1015 Philadelphia Ave., Chambersburg, PA 17201
paula.kellinger@wilson.edu | 717.264.4141 ext. 3274
www.wilson.edu/supa
For further information please contact Paula Kellinger at 717-264-4141 ext. 3274 or email paula.kellinger@wilson.edu.
*Upsun: (noun) the period between the rising and setting of the sun. (Webster’s Unabridged Dictionary)
Workshops
July 15 – 21
What we do when we do the thing we do before we know what we are doing: Approaches to Creative Practice, Performance and Choreography with Jeanine Durning
Starting from a place where not-knowing is not a deficit but an active, creative and generative state, we will use this workshop to develop and cultivate a daily practice that will help support each individual’s creative priorities, interests and inspirations. Using our questions as proposals for action, we will practice accepting material as it arises, and then honing our recognition of and responsiveness to that material. We will notice and locate the inherent structures in what we do and think and we will consider possibilities toward internally scoring these structures in daily performances. We will support these structures coming to form through fluidly developed strategies and tools for further immersion and then distance. These strategies include moving, writing, drawing, scoring, directing, watching, showing, sharing, listening, and discussing. Throughout the process, we’ll generate then reconsider, translate then reinterpret: action, image and content as they relate to personal interest, history and perception, and in turn, as these relate to extant themes, structures and events. At the core of the workshop is the interest and insistence on what cannot be predetermined, and a willingness to think/move/imagine in unanticipated directions.
Fees and Registration
Workshop Fees*
| Tuition |
$360 a week
|
| Room |
$160 a week
|
* The total fee is a combination of tuition and a room fee, which includes accommodation in a private room on campus from 4 p.m. Sunday through noon on Saturday, kitchen and studio access.
Registration
Registration Deadline June 20, 2013
Please mail your check or money order and Registration Form to:
SUPA, c/o Paula Kellinger
Wilson College
1015 Philadelphia Avenue
Chambersburg, PA 17201
paula.kellinger@wilson.edu | 717-264-4141 ext. 3274
Jeanine Durning is a choreographer and performer from New York City. Durning began performing her solo works in 1998. Her evening length group choreographies include "Wishbone" (1998), "A Good Man Falls" (2002), "half URGE" (2004), "out of the kennel into a home" (2006), and "Ex-Memory: waywewere" (2009). Since 2002, she has created 15 original works, commissioned by companies and independent performers. In 2008, Durning was the recipient of The Alpert Award for Choreography. Jeanine’s current solo performance experiment, "inging," was first publicly performed in 2010 in Amsterdam and has since been invited to theaters, studios, museums, galleries and rooms in Berlin, Amsterdam, Leuven (BE), Chambersburg (PA), Minneapolis (MN), and NYC.

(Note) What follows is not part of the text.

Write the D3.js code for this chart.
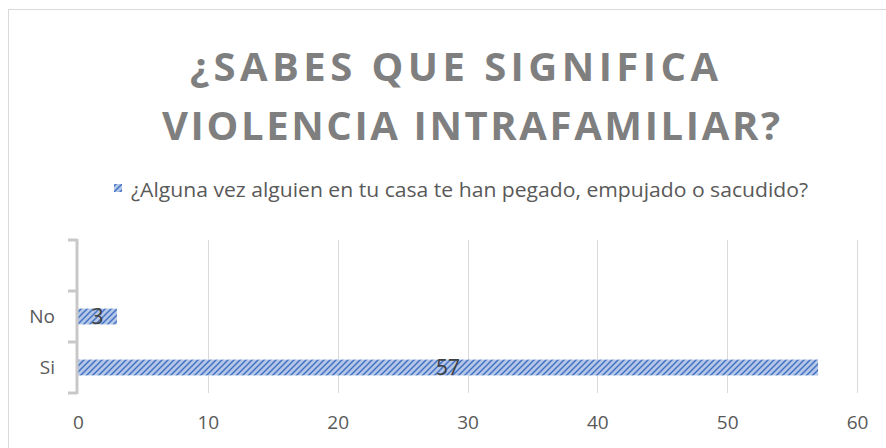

Over the years, Jeanine has had the pleasure to work with many choreographers, among them, including David Dorfman, Susan Rethorst, Bebe Miller. Martha Clarke, Jon Kinzel, Zvi Gotheiner, Lance Gries, and Chris Yon. Jeanine has performed in several choreographed ensemble works by Deborah Hay since 2005. She is currently involved in Hay’s work with Motion Bank, an interactive archival project of the Forsythe Company, which includes her performance adaptation of the solo No Time to Fly. Jeanine also acts as consultant to the Motion Bank team on Hay’s choreographic work.
Jeanine has an ongoing teaching practice, facilitating classes in movement and choreographic practices, and is regularly invited to advise the work of other makers. More recently, she has been on faculty at SNDO and MTD (Amsterdam Theaterschool), HZT (Inter-University Centre for Dance- Berlin), Laboratory for Contemporary Dance Practice (Vaganova Academy, St. Petersburg), NYU Tisch School of the Arts and has co-taught a workshop on choreographic scoring with Forsythe Company member Liz Waterhouse as part of the German Dance Education Biennale (Frankfurt).